(Entries with chart source code)
◇ ◇ ◇ ◇

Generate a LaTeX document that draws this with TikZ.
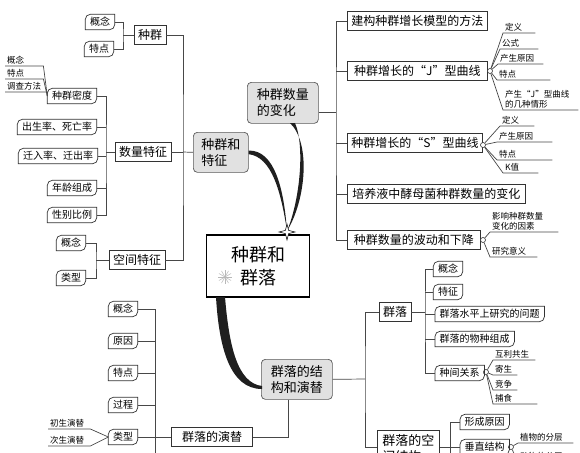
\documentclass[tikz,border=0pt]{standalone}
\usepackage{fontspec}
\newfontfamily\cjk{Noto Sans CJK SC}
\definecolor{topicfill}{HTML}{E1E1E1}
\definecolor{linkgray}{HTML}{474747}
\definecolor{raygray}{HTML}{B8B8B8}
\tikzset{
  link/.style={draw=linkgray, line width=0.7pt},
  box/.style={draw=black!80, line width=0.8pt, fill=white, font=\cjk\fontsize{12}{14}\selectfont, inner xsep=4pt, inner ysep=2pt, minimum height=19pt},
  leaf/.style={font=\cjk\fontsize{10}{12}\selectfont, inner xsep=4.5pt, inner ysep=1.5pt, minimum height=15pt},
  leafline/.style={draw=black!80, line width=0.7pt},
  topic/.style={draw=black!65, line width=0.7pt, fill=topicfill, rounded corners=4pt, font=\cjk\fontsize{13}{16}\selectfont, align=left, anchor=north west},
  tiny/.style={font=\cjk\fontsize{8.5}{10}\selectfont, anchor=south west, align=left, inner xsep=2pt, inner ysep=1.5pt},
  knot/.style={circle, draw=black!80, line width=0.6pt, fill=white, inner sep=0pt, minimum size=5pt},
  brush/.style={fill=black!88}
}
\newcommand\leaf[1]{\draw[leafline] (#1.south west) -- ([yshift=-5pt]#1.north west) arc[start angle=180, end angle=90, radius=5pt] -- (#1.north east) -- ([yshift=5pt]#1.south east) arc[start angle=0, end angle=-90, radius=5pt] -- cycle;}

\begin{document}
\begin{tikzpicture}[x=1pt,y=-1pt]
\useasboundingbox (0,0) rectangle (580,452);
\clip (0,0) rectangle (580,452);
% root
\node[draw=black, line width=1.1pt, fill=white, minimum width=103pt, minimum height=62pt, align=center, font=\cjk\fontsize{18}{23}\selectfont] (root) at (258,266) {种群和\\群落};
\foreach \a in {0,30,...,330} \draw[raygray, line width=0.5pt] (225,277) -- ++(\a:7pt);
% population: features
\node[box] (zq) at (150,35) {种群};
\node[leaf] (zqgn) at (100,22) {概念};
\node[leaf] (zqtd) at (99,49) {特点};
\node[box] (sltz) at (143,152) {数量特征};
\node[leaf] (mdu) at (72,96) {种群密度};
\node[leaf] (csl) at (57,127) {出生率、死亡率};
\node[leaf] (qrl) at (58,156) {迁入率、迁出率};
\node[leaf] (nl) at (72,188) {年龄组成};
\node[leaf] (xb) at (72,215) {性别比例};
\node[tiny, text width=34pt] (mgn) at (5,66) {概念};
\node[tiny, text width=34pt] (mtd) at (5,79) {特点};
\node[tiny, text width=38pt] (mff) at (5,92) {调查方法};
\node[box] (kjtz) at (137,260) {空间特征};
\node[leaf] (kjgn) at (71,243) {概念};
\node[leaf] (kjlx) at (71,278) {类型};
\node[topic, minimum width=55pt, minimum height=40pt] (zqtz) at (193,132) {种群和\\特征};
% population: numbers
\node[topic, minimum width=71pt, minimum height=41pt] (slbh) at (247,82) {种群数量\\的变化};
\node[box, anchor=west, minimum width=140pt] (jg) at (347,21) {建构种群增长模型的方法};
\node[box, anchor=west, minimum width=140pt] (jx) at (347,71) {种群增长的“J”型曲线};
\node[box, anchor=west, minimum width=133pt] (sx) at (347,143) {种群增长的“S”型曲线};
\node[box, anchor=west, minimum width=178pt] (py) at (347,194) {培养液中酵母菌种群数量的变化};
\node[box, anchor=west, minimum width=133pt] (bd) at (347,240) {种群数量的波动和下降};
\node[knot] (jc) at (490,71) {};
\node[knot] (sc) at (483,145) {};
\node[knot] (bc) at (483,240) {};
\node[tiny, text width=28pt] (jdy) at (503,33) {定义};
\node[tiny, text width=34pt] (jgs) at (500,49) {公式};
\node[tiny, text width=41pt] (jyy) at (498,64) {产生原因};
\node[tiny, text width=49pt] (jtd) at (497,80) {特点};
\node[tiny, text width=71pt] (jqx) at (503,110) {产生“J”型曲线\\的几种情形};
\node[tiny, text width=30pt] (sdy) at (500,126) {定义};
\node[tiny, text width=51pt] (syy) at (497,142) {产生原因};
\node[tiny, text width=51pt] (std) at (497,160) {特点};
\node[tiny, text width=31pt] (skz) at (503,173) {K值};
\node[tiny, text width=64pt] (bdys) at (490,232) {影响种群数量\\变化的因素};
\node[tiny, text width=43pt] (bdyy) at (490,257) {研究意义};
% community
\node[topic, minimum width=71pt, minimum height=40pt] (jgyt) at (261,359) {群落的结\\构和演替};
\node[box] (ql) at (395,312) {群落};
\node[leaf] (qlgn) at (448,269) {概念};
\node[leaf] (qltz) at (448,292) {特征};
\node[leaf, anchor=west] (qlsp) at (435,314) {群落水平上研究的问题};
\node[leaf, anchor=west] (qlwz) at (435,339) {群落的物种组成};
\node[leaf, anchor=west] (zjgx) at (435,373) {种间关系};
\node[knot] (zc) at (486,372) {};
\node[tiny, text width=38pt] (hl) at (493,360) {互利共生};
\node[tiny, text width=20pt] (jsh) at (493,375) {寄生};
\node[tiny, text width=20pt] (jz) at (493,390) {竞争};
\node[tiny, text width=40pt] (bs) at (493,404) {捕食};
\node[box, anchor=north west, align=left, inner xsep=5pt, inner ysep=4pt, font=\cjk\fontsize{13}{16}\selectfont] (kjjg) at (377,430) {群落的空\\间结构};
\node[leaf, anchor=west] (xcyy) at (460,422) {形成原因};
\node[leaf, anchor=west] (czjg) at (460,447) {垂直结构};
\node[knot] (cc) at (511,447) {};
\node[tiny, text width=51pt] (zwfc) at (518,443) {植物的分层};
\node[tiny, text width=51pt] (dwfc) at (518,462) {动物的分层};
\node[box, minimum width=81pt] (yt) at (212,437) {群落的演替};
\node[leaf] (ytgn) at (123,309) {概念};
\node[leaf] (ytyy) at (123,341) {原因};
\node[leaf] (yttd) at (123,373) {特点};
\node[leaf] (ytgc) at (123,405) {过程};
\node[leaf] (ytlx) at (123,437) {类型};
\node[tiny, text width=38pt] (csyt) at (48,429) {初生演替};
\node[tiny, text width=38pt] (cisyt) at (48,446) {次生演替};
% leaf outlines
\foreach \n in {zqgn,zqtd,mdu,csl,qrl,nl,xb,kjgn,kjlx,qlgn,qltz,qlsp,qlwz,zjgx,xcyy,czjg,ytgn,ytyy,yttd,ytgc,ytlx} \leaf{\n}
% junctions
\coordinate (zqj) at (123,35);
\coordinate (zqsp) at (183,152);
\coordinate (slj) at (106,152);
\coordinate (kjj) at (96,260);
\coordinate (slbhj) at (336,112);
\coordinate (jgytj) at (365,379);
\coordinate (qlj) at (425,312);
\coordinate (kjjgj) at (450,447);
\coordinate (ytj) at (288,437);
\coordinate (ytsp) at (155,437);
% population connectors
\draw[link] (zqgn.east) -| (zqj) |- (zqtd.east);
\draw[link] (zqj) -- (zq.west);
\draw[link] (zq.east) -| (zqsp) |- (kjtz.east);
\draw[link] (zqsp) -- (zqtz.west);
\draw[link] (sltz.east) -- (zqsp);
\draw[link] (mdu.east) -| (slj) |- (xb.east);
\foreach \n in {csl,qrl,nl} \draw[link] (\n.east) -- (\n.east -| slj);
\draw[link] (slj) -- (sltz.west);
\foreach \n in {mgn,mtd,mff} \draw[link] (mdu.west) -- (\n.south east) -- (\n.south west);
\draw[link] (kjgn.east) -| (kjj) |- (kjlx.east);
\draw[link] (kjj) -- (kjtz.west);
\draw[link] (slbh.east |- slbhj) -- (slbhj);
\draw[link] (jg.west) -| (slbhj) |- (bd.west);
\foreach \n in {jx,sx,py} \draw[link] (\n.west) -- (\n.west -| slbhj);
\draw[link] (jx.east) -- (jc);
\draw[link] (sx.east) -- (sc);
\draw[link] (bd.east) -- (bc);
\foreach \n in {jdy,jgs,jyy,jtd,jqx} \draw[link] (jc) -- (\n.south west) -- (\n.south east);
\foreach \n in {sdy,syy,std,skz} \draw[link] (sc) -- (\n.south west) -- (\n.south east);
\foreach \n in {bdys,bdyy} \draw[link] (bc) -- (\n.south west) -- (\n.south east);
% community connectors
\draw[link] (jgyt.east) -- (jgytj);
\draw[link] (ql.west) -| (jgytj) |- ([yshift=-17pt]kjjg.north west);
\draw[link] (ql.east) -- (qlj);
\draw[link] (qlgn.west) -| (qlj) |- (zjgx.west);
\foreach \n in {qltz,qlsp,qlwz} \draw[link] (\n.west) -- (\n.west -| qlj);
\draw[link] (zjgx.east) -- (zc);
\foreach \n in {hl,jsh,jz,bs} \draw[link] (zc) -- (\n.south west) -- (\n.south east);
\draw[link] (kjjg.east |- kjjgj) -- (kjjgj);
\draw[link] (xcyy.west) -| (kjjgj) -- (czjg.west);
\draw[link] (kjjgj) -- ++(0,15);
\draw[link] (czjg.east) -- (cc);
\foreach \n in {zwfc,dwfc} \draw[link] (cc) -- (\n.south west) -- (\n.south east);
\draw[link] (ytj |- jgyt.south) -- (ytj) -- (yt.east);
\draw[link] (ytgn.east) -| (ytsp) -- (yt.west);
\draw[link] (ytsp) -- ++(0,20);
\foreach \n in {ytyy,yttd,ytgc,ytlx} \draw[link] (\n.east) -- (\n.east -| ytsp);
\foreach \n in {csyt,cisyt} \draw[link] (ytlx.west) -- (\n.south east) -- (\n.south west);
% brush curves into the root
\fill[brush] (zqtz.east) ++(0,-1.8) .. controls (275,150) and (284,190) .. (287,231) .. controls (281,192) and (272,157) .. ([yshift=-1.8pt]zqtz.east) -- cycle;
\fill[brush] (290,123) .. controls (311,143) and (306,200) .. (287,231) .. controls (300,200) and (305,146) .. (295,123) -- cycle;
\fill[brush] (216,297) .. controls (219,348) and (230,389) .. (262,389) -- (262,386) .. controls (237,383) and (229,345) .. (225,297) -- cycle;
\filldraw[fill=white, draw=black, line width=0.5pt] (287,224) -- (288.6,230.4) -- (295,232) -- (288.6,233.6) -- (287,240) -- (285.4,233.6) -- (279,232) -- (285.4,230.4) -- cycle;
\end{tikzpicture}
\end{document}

◇ ◇ ◇ ◇

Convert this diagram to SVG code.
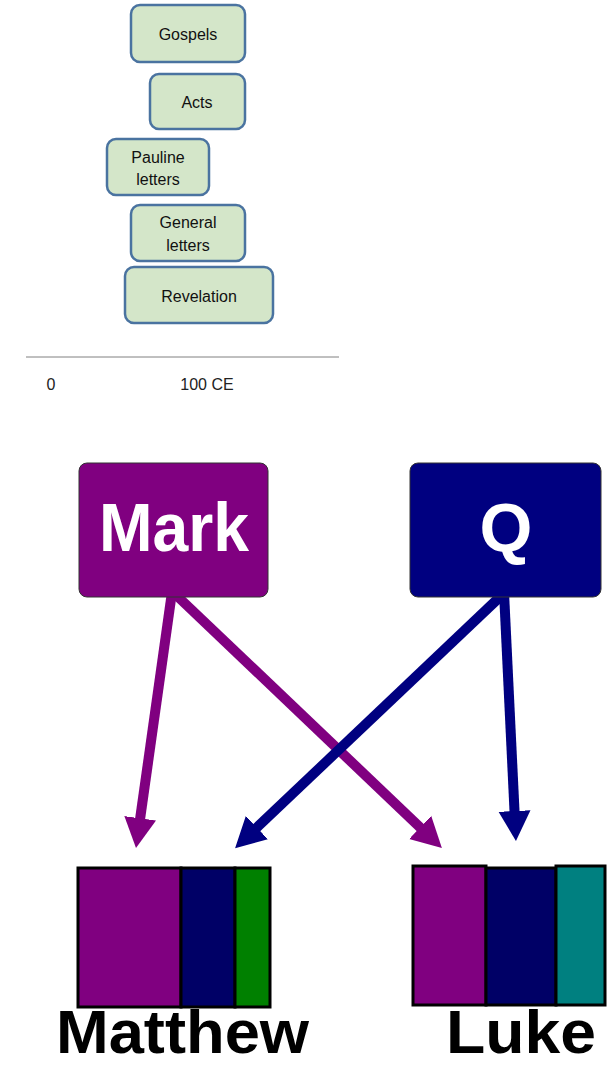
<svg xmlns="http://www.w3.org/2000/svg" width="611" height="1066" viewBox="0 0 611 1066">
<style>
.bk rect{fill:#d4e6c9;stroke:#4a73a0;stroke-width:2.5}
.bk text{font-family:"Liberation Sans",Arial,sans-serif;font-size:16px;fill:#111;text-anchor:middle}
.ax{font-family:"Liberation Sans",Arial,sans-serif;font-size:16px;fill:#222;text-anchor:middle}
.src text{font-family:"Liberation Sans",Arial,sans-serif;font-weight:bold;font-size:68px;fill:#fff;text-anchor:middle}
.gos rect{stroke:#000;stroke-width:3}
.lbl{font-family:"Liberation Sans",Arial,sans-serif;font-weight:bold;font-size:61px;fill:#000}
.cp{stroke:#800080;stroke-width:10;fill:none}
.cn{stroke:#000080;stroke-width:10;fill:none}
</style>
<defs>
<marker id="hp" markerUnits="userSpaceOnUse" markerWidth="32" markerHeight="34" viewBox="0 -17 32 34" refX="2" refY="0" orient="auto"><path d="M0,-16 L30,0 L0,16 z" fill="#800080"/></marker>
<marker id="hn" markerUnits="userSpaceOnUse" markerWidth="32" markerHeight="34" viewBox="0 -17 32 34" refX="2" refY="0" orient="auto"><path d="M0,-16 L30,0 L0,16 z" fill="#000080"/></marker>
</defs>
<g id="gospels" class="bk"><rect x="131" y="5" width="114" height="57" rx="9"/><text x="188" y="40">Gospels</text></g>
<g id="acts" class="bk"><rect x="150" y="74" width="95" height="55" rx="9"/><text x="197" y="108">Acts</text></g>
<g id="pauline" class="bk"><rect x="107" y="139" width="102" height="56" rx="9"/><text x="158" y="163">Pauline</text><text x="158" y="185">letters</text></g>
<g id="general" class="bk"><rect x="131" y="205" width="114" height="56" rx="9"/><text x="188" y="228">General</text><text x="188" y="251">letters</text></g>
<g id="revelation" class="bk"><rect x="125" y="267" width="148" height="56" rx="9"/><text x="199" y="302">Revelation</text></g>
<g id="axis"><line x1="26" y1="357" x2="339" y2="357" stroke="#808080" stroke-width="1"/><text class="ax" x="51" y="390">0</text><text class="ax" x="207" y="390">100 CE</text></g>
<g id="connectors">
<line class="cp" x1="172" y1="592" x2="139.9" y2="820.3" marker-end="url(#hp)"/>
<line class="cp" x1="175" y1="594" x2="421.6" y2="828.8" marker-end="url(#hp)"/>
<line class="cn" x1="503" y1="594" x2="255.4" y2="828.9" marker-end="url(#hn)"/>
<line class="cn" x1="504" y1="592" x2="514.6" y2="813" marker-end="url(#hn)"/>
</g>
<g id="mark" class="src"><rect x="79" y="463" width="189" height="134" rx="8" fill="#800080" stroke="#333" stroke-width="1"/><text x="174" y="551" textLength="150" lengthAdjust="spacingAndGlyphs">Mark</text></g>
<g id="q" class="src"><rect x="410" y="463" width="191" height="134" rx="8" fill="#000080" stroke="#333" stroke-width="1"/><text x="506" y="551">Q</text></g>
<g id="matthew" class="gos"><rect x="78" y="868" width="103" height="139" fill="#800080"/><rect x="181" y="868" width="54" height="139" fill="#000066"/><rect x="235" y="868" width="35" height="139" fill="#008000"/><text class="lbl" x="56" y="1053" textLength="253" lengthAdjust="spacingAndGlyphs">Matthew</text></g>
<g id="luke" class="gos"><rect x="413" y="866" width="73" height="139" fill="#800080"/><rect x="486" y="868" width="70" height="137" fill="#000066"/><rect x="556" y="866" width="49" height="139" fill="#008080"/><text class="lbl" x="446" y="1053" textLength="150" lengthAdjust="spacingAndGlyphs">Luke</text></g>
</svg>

◇ ◇ ◇ ◇

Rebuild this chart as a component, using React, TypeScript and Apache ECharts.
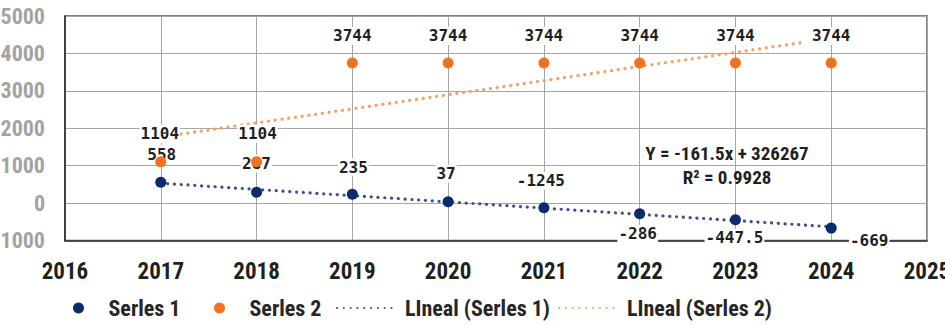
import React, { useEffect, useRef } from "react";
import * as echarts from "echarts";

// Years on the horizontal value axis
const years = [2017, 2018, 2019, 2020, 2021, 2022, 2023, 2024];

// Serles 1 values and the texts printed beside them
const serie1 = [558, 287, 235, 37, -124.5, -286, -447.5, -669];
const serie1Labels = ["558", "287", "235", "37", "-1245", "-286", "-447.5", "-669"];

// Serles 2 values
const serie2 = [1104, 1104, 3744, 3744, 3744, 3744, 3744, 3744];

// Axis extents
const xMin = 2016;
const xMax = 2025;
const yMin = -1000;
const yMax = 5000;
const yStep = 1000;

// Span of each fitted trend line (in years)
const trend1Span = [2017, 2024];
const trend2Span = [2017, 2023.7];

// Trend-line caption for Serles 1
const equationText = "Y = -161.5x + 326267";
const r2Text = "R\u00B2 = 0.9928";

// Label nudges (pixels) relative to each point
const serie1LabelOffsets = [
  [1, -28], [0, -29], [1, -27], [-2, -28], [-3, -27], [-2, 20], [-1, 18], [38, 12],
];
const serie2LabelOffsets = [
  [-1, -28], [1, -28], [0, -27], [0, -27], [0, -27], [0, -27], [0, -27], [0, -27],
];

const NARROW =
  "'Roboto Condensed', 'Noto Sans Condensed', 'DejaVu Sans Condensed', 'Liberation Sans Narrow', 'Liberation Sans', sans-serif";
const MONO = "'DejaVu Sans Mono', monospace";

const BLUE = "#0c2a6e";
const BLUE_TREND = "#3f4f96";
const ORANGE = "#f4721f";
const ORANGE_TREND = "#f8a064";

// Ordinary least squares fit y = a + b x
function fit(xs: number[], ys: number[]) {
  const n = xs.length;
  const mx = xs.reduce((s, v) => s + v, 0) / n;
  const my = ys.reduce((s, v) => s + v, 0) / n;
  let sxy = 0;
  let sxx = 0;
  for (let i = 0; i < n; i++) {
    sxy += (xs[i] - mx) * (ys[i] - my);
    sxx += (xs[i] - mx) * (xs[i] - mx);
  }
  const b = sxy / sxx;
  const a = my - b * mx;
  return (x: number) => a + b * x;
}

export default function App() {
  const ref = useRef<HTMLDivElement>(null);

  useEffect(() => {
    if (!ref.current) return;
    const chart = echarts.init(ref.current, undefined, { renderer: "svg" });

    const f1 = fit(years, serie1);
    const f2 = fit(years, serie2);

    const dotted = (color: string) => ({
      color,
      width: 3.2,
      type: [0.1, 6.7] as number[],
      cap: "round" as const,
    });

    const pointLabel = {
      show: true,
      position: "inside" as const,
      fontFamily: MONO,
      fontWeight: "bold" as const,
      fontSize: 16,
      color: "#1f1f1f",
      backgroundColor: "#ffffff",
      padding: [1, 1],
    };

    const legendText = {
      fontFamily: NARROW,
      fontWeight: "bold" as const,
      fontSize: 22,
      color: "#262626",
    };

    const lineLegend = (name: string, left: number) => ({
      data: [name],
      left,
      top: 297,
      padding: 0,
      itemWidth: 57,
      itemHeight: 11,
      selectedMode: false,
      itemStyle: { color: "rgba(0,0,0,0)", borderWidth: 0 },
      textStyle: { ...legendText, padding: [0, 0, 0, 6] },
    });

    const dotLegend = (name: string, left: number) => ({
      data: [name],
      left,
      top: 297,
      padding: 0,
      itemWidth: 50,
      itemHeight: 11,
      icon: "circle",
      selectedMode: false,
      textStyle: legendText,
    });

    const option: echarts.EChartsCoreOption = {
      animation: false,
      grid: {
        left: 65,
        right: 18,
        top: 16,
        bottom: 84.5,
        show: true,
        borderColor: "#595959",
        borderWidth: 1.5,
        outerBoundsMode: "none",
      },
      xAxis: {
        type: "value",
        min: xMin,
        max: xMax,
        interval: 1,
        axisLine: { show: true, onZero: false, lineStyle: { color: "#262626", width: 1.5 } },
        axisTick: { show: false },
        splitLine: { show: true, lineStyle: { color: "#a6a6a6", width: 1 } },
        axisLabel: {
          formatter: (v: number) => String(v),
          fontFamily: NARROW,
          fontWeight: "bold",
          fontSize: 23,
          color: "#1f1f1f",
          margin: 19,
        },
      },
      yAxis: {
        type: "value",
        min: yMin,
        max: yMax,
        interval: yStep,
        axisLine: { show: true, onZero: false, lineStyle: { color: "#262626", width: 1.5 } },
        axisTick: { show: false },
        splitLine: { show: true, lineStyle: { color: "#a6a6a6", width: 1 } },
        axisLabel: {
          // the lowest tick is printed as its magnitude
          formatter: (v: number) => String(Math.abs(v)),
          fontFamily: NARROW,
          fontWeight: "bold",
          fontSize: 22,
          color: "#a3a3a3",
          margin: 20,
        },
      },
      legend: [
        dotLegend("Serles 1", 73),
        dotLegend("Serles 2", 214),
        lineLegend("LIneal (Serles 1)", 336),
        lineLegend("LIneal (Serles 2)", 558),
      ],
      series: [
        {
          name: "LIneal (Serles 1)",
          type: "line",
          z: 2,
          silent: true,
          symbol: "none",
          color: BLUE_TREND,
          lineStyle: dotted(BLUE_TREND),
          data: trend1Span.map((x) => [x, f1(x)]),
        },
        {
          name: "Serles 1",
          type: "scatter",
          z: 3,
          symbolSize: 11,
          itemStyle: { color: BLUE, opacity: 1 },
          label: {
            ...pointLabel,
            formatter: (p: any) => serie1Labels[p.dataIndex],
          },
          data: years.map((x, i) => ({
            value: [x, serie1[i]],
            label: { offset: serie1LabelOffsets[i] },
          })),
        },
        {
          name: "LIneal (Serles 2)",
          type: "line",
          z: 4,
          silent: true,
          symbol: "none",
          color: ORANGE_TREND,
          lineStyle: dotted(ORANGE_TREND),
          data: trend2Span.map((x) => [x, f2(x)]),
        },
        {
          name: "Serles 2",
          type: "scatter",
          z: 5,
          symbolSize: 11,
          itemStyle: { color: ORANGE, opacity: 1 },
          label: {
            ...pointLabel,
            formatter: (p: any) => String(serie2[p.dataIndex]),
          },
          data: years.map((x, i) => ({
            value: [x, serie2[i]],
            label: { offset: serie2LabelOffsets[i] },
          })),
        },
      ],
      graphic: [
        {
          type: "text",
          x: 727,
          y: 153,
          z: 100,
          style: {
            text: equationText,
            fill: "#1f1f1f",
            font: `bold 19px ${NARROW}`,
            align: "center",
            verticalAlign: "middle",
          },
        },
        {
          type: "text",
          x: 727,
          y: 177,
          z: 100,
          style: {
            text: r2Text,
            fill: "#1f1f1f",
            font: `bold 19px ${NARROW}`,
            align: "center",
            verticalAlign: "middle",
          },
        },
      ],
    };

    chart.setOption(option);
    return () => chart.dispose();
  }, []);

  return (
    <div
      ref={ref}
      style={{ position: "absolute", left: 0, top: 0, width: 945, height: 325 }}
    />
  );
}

◇ ◇ ◇ ◇

* **REQUIREMENTS**
Using the listing above, show every line that includes the string "this".

* **TASK SOLUTION**
Generate a LaTeX document that draws this with TikZ.
Convert this diagram to SVG code.
Rebuild this chart as a component, using React, TypeScript and Apache ECharts.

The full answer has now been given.